(Plotting code records)

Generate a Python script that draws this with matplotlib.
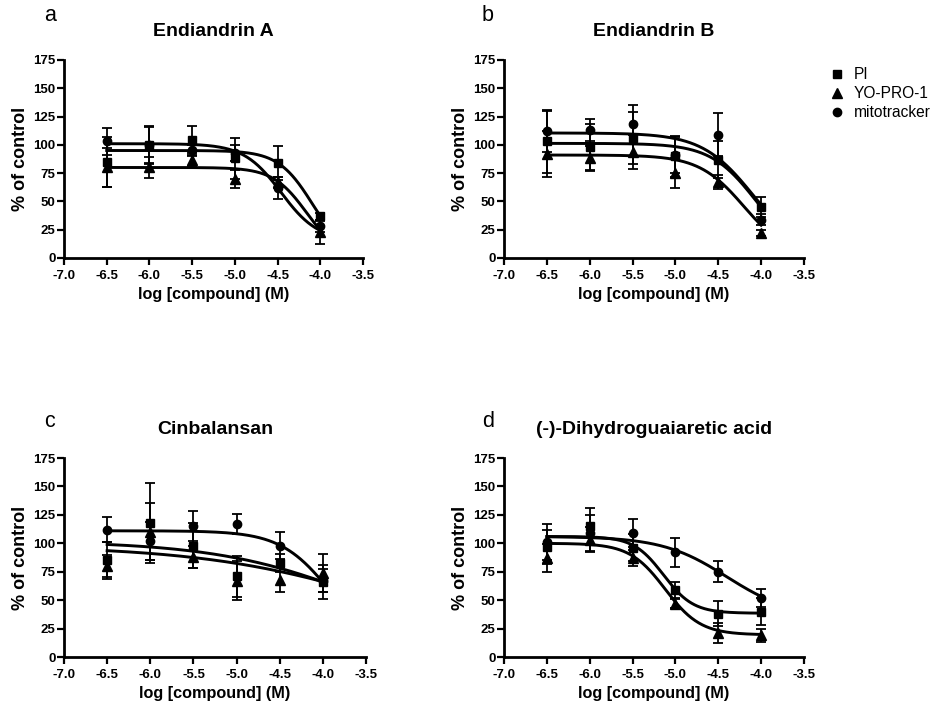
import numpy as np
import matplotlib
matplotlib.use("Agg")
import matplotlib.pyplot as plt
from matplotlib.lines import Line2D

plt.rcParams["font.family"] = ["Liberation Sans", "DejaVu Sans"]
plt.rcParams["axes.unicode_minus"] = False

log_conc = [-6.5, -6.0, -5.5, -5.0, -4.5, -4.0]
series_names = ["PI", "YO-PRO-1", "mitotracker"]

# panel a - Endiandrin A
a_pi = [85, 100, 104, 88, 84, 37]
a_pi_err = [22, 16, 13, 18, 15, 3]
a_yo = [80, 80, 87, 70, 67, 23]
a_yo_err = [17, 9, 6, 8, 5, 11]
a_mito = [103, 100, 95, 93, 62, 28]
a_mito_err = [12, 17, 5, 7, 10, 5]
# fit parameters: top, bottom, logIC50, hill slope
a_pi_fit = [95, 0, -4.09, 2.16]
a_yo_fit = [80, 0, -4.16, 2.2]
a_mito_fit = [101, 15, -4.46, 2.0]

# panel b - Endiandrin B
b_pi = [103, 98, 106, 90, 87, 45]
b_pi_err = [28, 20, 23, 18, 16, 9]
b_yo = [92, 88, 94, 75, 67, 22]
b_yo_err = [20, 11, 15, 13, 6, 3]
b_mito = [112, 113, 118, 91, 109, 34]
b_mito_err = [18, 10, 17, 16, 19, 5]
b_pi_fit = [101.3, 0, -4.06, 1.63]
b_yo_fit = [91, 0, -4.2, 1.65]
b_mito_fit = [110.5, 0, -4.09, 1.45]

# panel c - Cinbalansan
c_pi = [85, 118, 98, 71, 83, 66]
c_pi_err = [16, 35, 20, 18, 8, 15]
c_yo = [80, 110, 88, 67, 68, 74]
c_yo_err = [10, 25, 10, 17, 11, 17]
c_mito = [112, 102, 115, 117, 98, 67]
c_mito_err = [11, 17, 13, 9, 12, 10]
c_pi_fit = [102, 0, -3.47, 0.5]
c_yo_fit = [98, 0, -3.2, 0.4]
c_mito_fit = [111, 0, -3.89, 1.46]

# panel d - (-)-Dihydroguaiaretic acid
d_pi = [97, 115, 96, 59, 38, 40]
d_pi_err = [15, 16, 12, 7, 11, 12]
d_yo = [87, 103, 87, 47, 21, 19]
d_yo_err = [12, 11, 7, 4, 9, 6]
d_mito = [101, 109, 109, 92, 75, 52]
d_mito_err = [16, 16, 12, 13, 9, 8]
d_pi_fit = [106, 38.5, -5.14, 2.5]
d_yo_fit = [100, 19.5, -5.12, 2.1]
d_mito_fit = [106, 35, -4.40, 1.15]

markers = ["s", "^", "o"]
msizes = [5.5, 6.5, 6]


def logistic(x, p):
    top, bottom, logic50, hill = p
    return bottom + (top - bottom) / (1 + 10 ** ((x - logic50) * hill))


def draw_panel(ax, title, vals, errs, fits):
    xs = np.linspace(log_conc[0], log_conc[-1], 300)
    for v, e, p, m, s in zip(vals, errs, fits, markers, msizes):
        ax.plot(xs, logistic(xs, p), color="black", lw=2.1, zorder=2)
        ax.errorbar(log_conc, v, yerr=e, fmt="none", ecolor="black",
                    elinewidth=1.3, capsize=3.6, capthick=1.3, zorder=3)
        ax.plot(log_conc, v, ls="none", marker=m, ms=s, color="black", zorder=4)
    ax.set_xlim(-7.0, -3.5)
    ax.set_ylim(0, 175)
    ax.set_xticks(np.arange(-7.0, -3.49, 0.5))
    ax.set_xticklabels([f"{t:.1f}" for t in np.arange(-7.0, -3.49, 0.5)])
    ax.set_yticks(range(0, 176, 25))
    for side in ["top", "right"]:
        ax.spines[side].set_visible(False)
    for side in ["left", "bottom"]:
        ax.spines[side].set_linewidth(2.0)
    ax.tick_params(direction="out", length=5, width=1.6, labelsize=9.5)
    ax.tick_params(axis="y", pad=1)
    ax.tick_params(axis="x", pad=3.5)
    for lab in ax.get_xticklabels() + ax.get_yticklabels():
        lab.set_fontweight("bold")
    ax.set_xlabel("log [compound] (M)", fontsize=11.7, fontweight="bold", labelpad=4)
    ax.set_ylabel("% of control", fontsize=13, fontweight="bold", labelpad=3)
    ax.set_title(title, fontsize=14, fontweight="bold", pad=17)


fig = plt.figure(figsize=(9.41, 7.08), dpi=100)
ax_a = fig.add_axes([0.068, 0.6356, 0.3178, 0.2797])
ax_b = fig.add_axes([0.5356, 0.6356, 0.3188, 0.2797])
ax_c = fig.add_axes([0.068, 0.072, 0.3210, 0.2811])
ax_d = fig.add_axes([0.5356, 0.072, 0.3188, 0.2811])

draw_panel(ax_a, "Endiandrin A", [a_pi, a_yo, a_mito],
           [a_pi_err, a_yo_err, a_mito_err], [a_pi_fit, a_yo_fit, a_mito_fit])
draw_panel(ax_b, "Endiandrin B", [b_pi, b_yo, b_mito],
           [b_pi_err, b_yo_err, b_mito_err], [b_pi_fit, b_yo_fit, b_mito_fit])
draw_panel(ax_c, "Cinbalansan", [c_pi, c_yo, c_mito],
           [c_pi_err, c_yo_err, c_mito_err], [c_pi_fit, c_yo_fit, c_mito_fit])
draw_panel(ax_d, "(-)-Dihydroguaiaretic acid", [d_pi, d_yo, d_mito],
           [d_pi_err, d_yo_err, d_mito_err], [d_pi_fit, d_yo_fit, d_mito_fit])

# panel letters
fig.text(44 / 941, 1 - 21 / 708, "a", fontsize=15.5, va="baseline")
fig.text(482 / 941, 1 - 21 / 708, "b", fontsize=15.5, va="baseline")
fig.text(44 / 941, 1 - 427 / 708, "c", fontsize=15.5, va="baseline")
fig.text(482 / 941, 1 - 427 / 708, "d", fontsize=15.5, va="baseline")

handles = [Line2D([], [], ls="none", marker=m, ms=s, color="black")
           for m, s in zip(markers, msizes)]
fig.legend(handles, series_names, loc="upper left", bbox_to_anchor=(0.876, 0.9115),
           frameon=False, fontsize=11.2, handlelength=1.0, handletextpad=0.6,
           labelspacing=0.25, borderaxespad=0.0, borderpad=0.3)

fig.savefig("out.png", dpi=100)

==

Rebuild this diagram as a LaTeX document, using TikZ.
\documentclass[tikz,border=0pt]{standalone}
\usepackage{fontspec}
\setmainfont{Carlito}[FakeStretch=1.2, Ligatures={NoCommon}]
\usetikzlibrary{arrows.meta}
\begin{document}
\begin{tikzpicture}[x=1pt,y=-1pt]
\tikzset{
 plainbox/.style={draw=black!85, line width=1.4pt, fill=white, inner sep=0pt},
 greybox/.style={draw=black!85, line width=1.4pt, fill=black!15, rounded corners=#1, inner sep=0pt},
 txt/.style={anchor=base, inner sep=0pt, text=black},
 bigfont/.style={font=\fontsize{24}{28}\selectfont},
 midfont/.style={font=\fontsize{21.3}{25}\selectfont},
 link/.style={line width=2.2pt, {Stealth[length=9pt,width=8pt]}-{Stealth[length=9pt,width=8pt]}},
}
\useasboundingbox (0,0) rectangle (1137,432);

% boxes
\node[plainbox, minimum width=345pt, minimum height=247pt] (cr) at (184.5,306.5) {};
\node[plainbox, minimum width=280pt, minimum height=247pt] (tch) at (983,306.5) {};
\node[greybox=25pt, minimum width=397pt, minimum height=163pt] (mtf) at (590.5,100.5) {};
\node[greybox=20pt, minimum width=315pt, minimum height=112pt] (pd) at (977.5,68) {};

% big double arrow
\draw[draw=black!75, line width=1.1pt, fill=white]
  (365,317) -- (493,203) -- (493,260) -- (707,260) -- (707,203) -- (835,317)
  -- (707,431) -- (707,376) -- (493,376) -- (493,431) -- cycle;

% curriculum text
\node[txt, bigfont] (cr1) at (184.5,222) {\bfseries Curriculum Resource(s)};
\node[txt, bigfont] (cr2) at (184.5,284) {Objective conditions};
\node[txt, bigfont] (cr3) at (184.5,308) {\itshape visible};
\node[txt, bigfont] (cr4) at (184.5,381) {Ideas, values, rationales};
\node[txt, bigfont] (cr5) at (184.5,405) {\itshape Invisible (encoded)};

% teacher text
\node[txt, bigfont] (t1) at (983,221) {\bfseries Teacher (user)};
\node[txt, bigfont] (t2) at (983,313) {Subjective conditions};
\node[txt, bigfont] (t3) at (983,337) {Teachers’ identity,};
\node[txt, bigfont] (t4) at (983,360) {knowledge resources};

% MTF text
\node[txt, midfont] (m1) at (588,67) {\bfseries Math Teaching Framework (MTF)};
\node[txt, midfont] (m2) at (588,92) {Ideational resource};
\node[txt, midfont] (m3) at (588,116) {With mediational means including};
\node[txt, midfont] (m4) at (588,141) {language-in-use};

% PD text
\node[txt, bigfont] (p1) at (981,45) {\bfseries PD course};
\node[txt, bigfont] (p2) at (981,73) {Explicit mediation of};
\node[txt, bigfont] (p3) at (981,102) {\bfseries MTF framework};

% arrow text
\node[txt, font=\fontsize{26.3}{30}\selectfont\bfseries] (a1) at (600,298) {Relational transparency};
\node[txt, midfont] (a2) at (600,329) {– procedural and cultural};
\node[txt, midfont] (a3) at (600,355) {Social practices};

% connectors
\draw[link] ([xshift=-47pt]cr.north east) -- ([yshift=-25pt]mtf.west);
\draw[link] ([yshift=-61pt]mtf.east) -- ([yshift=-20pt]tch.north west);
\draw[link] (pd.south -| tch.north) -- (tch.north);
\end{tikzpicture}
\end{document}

- GOAL OF THE EXERCISE: Your job is to reproduce the lines from the one with "Generate a Python" through the one with "a_mito_fit = [101, 15, -4.46, 2.0]", both kept, exactly as they are. Leave out the pictures.

- WRITTEN RESPONSE:
Generate a Python script that draws this with matplotlib.
import numpy as np
import matplotlib
matplotlib.use("Agg")
import matplotlib.pyplot as plt
from matplotlib.lines import Line2D

plt.rcParams["font.family"] = ["Liberation Sans", "DejaVu Sans"]
plt.rcParams["axes.unicode_minus"] = False

log_conc = [-6.5, -6.0, -5.5, -5.0, -4.5, -4.0]
series_names = ["PI", "YO-PRO-1", "mitotracker"]

# panel a - Endiandrin A
a_pi = [85, 100, 104, 88, 84, 37]
a_pi_err = [22, 16, 13, 18, 15, 3]
a_yo = [80, 80, 87, 70, 67, 23]
a_yo_err = [17, 9, 6, 8, 5, 11]
a_mito = [103, 100, 95, 93, 62, 28]
a_mito_err = [12, 17, 5, 7, 10, 5]
# fit parameters: top, bottom, logIC50, hill slope
a_pi_fit = [95, 0, -4.09, 2.16]
a_yo_fit = [80, 0, -4.16, 2.2]
a_mito_fit = [101, 15, -4.46, 2.0]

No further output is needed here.